Для начала нужно определить, а что мы понимаем под возвращением реки в исходное состояние. Какой целевой показатель мы для этого выберем? Я бы сказал, что хорошей целью может стать возвращение в Неву атлантического осетра. Это знаковый вид-индикатор, который показал бы, что река «ожила».
А что дальше?
Для начала — обеспечение мониторинга состояния реки на всем протяжении от истока до устья. Важно понимать, что речь идет о координации действий двух субъектов Федерации — Петербурга и Ленобласти (а если мы хотим следить за состоянием Ладоги, то привлечь надо еще больше регионов). Мы должны договориться о параметрах на границах: вот такие показатели загрязнения могут приходить в Петербург, а такие — уже нет. И то же самое по другим трансграничным рекам вроде Охты, Ижоры и так далее.

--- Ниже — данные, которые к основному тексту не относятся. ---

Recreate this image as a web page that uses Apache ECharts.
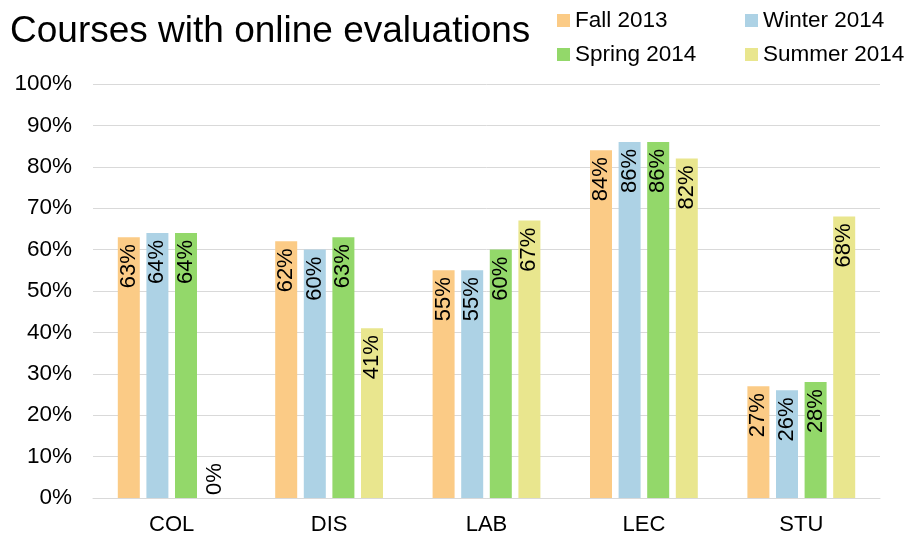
<!DOCTYPE html>
<html>
<head>
<meta charset="utf-8">
<script src="https://cdn.jsdelivr.net/npm/echarts@6/dist/echarts.min.js"></script>
<style>html,body{margin:0;padding:0;background:#fff}#c{width:915px;height:544px}</style>
</head>
<body>
<div id="c"></div>
<script>
var categories = ['COL', 'DIS', 'LAB', 'LEC', 'STU'];
var fall2013 = [63, 62, 55, 84, 27];
var winter2014 = [64, 60, 55, 86, 26];
var spring2014 = [64, 63, 60, 86, 28];
var summer2014 = [0, 41, 67, 82, 68];
var seriesNames = ['Fall 2013', 'Winter 2014', 'Spring 2014', 'Summer 2014'];
var colors = ['#FBCB86', '#ADD2E5', '#93D86A', '#E9E68E'];
var yTicks = [0, 10, 20, 30, 40, 50, 60, 70, 80, 90, 100];

var font = 'Liberation Sans, Arial, sans-serif';
var labelBase = {
  show: true, position: 'insideTop', rotate: 90, align: 'right', verticalAlign: 'middle',
  distance: 7, formatter: '{c}%', fontSize: 22, color: '#000', fontFamily: font
};
function mkData(arr) {
  return arr.map(function (v) {
    if (v === 0) {
      return { value: v, label: { position: 'insideBottom', align: 'left', distance: 3 } };
    }
    return v;
  });
}
var all = [fall2013, winter2014, spring2014, summer2014];
var series = all.map(function (arr, i) {
  return {
    name: seriesNames[i], type: 'bar', data: mkData(arr), barWidth: 22, barGap: '30%',
    itemStyle: { color: colors[i] }, label: labelBase
  };
});
var legendCommon = {
  orient: 'vertical', itemWidth: 13, itemHeight: 13, itemGap: 11, icon: 'rect',
  textStyle: { fontSize: 22.5, color: '#000', fontFamily: font }, selectedMode: false
};
var chart = echarts.init(document.getElementById('c'), null, { renderer: 'canvas' });
chart.setOption({
  animation: false,
  backgroundColor: '#fff',
  color: colors,
  title: {
    text: 'Courses with online evaluations', left: 5, top: 8,
    textStyle: { fontSize: 37, fontWeight: 'normal', color: '#000', fontFamily: font }
  },
  legend: [
    Object.assign({ data: [seriesNames[0], seriesNames[2]], left: 552, top: 4 }, legendCommon),
    Object.assign({ data: [seriesNames[1], seriesNames[3]], left: 740, top: 4 }, legendCommon)
  ],
  grid: { left: 93, right: 35, top: 84, bottom: 46, containLabel: false },
  xAxis: {
    type: 'category', data: categories,
    axisLine: { lineStyle: { color: '#d9d9d9' } },
    axisTick: { show: false },
    axisLabel: { fontSize: 22, color: '#000', fontFamily: font, margin: 16 }
  },
  yAxis: {
    type: 'value', min: yTicks[0], max: yTicks[yTicks.length - 1], interval: 10,
    axisLine: { show: false }, axisTick: { show: false },
    splitLine: { lineStyle: { color: '#d9d9d9' } },
    axisLabel: { fontSize: 22.5, color: '#000', fontFamily: font, margin: 21, formatter: '{value}%' }
  },
  series: series
});
</script>
</body>
</html>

Далее можно приступать к совместным действиям по основным направлениям:
- Предотвращение химического и биологического загрязнения реки (то есть контроль за очисткой вод, стоками, борьба с нелегальными сбросами);
- Восстановление или создание искусственных мелководий (придется либо расшивать берега из гранита, либо создавать за линиями набережных искусственные камышовые заросли);
- Снижение на какой-то период рыболовной нагрузки;
- Введение новых режимов земле- и лесопользования по берегам.
Тогда мы увидим пригодные для купания пляжи на Неве и осетров под мостами?

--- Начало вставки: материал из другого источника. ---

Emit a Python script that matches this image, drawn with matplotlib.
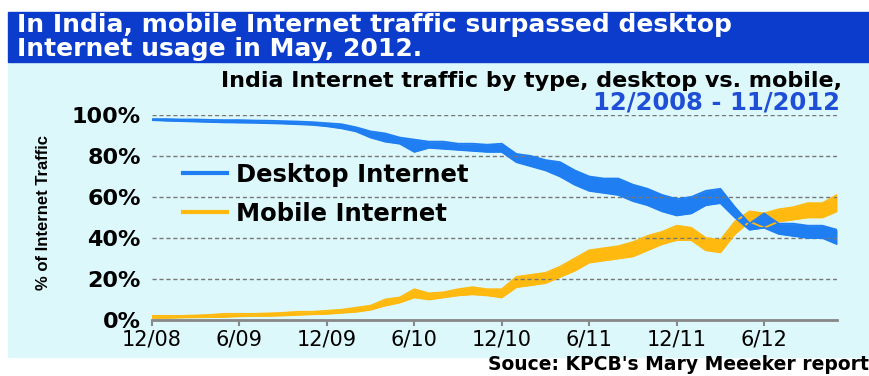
import matplotlib.pyplot as plt
from matplotlib.patches import Rectangle

# months from 12/2008 (index 0) to 11/2012 (index 47)
months = list(range(48))
tick_pos = [0, 6, 12, 18, 24, 30, 36, 42]
tick_labels = ["12/08", "6/09", "12/09", "6/10", "12/10", "6/11", "12/11", "6/12"]
y_ticks = [0, 20, 40, 60, 80, 100]

# % of traffic, upper and lower edge of the daily swing in each month
desktop_hi = [98, 98, 97.8, 97.8, 97.6, 97.5, 97.5, 97.3, 97.2, 97, 96.8, 96.5,
              96, 95.5, 94, 92, 91, 89, 88, 87, 87, 86, 86, 85.5,
              86, 81, 80, 78, 77, 73, 70, 69, 69, 66, 64, 61,
              59, 60, 63, 64, 55, 47, 52, 47, 47, 46, 46, 44]
desktop_lo = [97.5, 97.2, 97, 96.8, 96.6, 96.4, 96.3, 96.2, 96, 95.8, 95.5, 95.2,
              94.5, 93.5, 92, 89, 87, 86, 82, 84, 83.5, 83, 82.5, 82,
              82, 77, 75, 73, 70, 66, 63, 62, 61, 58, 56, 53,
              51, 52, 56, 57, 50, 44, 45, 42, 41, 40, 40, 37]
mobile_hi = [2, 2, 2, 2.2, 2.5, 3, 3, 3, 3.2, 3.5, 4, 4,
             4.5, 5, 6, 7, 10, 11, 15, 13, 13.5, 15, 16, 15,
             15, 21, 22, 23, 26, 30, 34, 35, 36, 38, 41, 43,
             46, 45, 40, 39, 48, 53, 52, 54, 55, 57, 57, 61]
mobile_lo = [1, 1, 1.2, 1.3, 1.4, 1.5, 1.8, 2, 2, 2.2, 2.5, 2.8,
             3, 3.5, 4, 5, 7, 8.5, 11, 10, 11, 12, 12.5, 12,
             11, 16, 17, 18, 21, 24, 28, 29, 30, 31, 34, 37,
             39, 39, 34, 33, 42, 48, 45, 48, 49, 50, 50, 53]

blue = "#1f7ef2"
orange = "#ffb90f"
banner = "#0b3ccc"
bg = "#dcf8fb"

fig = plt.figure(figsize=(8.7, 3.76), dpi=100)
fig.patch.set_facecolor("white")
fig.patches.append(Rectangle((8 / 870, 1 - 357 / 376), 1, 295 / 376,
                             transform=fig.transFigure, color=bg, zorder=-2))
fig.patches.append(Rectangle((8 / 870, 1 - 62 / 376), 1, 50 / 376,
                             transform=fig.transFigure, color=banner, zorder=-2))

fig.text(17 / 870, 1 - 32 / 376, "In India, mobile Internet traffic surpassed desktop",
         color="white", fontsize=18, fontweight="bold", va="baseline")
fig.text(17 / 870, 1 - 56 / 376, "Internet usage in May, 2012.",
         color="white", fontsize=18, fontweight="bold", va="baseline")
fig.text(842 / 870, 1 - 87 / 376, "India Internet traffic by type, desktop vs. mobile,",
         color="black", fontsize=16, fontweight="bold", ha="right", va="baseline")
fig.text(840 / 870, 1 - 110 / 376, "12/2008 - 11/2012",
         color="#1e4fd6", fontsize=17.5, fontweight="bold", ha="right", va="baseline")
fig.text(869 / 870, 1 - 370 / 376, "Souce: KPCB's Mary Meeeker report",
         color="black", fontsize=13.5, fontweight="bold", ha="right", va="baseline")
fig.text(44 / 870, 1 - 213 / 376, "% of Internet Traffic", rotation=90,
         family="Liberation Sans", fontweight="bold", fontsize=12,
         ha="center", va="center")

ax = fig.add_axes([152 / 870, 1 - 320 / 376, 685 / 870, 205 / 376])
ax.set_facecolor("none")

ax.fill_between(months, mobile_lo, mobile_hi, color=orange, lw=0)
ax.plot(months, mobile_hi, color=orange, lw=1.3)
ax.plot(months, mobile_lo, color=orange, lw=1.3)
ax.fill_between(months, desktop_lo, desktop_hi, color=blue, lw=0)
ax.plot(months, desktop_hi, color=blue, lw=1.3)
ax.plot(months, desktop_lo, color=blue, lw=1.3)

ax.set_xlim(0, 47)
ax.set_ylim(0, 100)
ax.set_yticks(y_ticks)
ax.set_yticklabels([f"{v}%" for v in y_ticks], fontsize=16, fontweight="bold")
ax.set_xticks(tick_pos)
ax.set_xticklabels(tick_labels, fontsize=15)
ax.tick_params(axis="y", length=0, pad=8)
ax.tick_params(axis="x", length=4, width=1.5, color="#888888", pad=3)
ax.grid(axis="y", color="#777777", linestyle=(0, (3, 2)), linewidth=1)
for s in ["top", "right", "left"]:
    ax.spines[s].set_visible(False)
ax.spines["bottom"].set_color("#888888")
ax.spines["bottom"].set_linewidth(2)
ax.spines["bottom"].set_zorder(3)

h1, = ax.plot([], [], color=blue, lw=3)
h2, = ax.plot([], [], color=orange, lw=3)
ax.legend([h1, h2], ["Desktop Internet", "Mobile Internet"],
          loc="upper left", bbox_to_anchor=(183 / 870, 1 - 163 / 376),
          bbox_transform=fig.transFigure, frameon=False,
          prop={"weight": "bold", "size": 17.5}, handlelength=1.8,
          handletextpad=0.4, labelspacing=0.6, borderpad=0, borderaxespad=0)

fig.savefig("out.png", dpi=100)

Да, хотя первого будет достичь легче, чем второго. Однако и первая задача очень важна — посмотрите на лето этого года. Оно достаточно типично для будущего климата Петербурга, так что вопрос о том, где же купаться жителям пятимиллионного города, с каждым годом становится все актуальнее.
С осетром сложностей больше, но я думаю, что это хорошая идея, и ее многие поддержат. Рыба в Неве перестала восприниматься исключительно как добыча и пища. Теперь это приключение, яркая эмоция — с рыбой в реке фотографируются, спорт «поймай и отпусти» у нас тоже прижился. Так что я думаю, многие были бы рады, если бы Нева действительно наполнилась рыбой. Тем более, если бы вернулся осетр…
Технически все возможно — остается вопрос средств и воли. Причем воли не только властей, но и города в целом. То состояние Невы, которое мы видим сейчас, результат коллективного действия (и бездействия) и властей, и предприятий, и землепользователей, и горожан.
Как много времени может занять ревайлдинг Невы, если бы все это нашлось прямо сейчас?
Я думаю, что весь процесс может занять 20–40 лет. Через два десятилетия можно было бы провести в Петербурге какой-нибудь всемирный конгресс спасенных рек и сказать: «О, у нас в Неве есть осетр!». Четыре десятилетия потребуется, чтобы мы были уверены, что этот результат является устойчивым.
Но первые успехи — к примеру, все та же возможность безопасно купаться в Неве — возможны уже лет через десять.